Ich war kürzlich als Referent bei der Delegiertenversammlung der Arbeitsgemeinschaft missionarische Dienste (AMD) in Hannover, an der Thies Gundlach, der theologische Referent der EKD, „systematische Fehler des Erwartungsmanagements“ eingeräumt hat. Eine tolle Verbalakrobatik zur Beschreibung eines Phänomens, das nicht nur das Reformationsjubiläum betrifft. Die Veranstaltungen seien intensiv wahrgenommen worden, „waren aber zahlenmäßig nicht überlaufen“. Das kann ich nur bestätigen. Ich habe beim dezentralen Kirchentag im Magdeburger Dom vor 50 Männern gesprochen. Tolles Programm, dankbares Auditorium, aber quantitativ ziemlich kompakt. Das war mir nicht fremd, denn unsere Gemeindewachstumsbilanzen und Evangelisationserfolge laufen allesamt in der Rubrik „zahlenmäßig nicht überlaufen“. Na und? Was ist uns denn verheißen?
Man hatte sogar ein Meinungsforschungsinstitut mit einer repräsentativen Umfrage zum geistlichen Ertrag des Reformationsjubiläums beauftragt. Es kam raus, was für die Auftraggeber der Erhebung wahrscheinlich schon vorher feststand. Nur zehn Prozent hätten geistlich profitiert. Nur zehn Prozent? Was hat man denn erwartet? 50 Prozent? Eine Erweckung? Oder dass Margot Käßmann jetzt einen ständigen Sitz in der theologischen Kommission „Congregatio pro doctrina fidei“ in Rom erhält?
Zehn Prozent liegt im biblischen Trend
Würden wir die evangelikalen Angebote wie den Christustag oder früher das „Jahr der Bibel“ und die Aktion ProChrist auch einer solchen Ergebnisprüfung unterziehen? Es ist immer zu wenig, es kostet immer zu viel, es hätten viel mehr kommen können. Das passt immer. Zehn Prozent liegt im biblischen Trend. Einer von zehn kam zurück und bedankte sich (Lukas 17,11–19). Ist das nichts?

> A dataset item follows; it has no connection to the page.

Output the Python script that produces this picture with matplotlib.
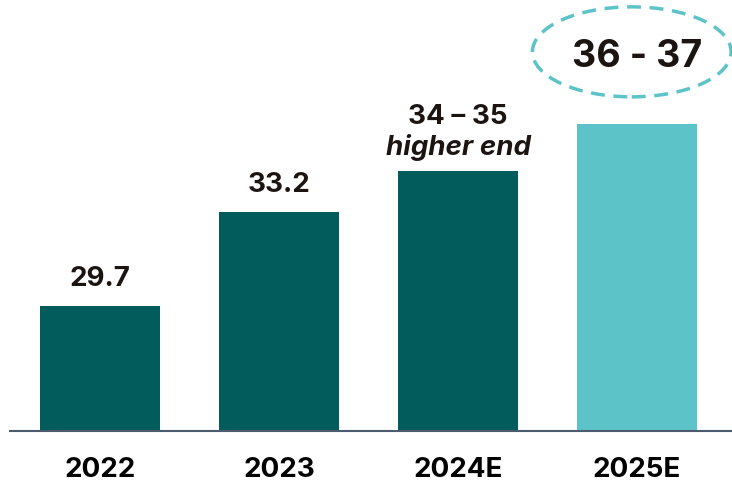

Natürlich muss man den Blick auf künftige Planungen realistische Auswertungen betreiben. Nörgeln gehört auch zum christlichen Mediengeschäft. Aber als überzeugter und engagierter Mitgestalter dieses Festjahres weigere ich mich, das geistliche Ergebnis in quantitativen Bilanzen zu messen. Wo Menschen vom Evangelium erreicht und von Gott berührt wurden und ein neues Verständnis für die vier „Soli“ der Reformation geweckt wurde, da war nichts vergeblich.
Wo Menschen miteinander die Bibel gelesen oder begeistert beim Lutheroratorium mitgesungen haben, da ist Frucht entstanden. Eine biologisch organische Folge der Saat, für die ich dankbar bin, die ich aber nicht quantitativ bilanzieren muss, weil geistliche Wirkungen nun mal qualitativer Natur und darum zahlenmäßig irrelevant sind. Vieles, was wir im normalen Gemeindealltag versuchen, bleibt „zahlenmäßig unterlaufen“, weit unter der Zehn-Prozent-Effizienz, aber es lohnt sich. Wenn einer von zehn dankbar zurückkehrt, dann war nichts zu viel und nichts vergeblich. Mag das quantitative Ergebnis noch so mickrig sein, wir bleiben dran und schämen uns nicht für ein fehlerhaftes Erwartungsmanagement. Ich wäre wieder dabei, auch wenn die Welt voll Teufel wär.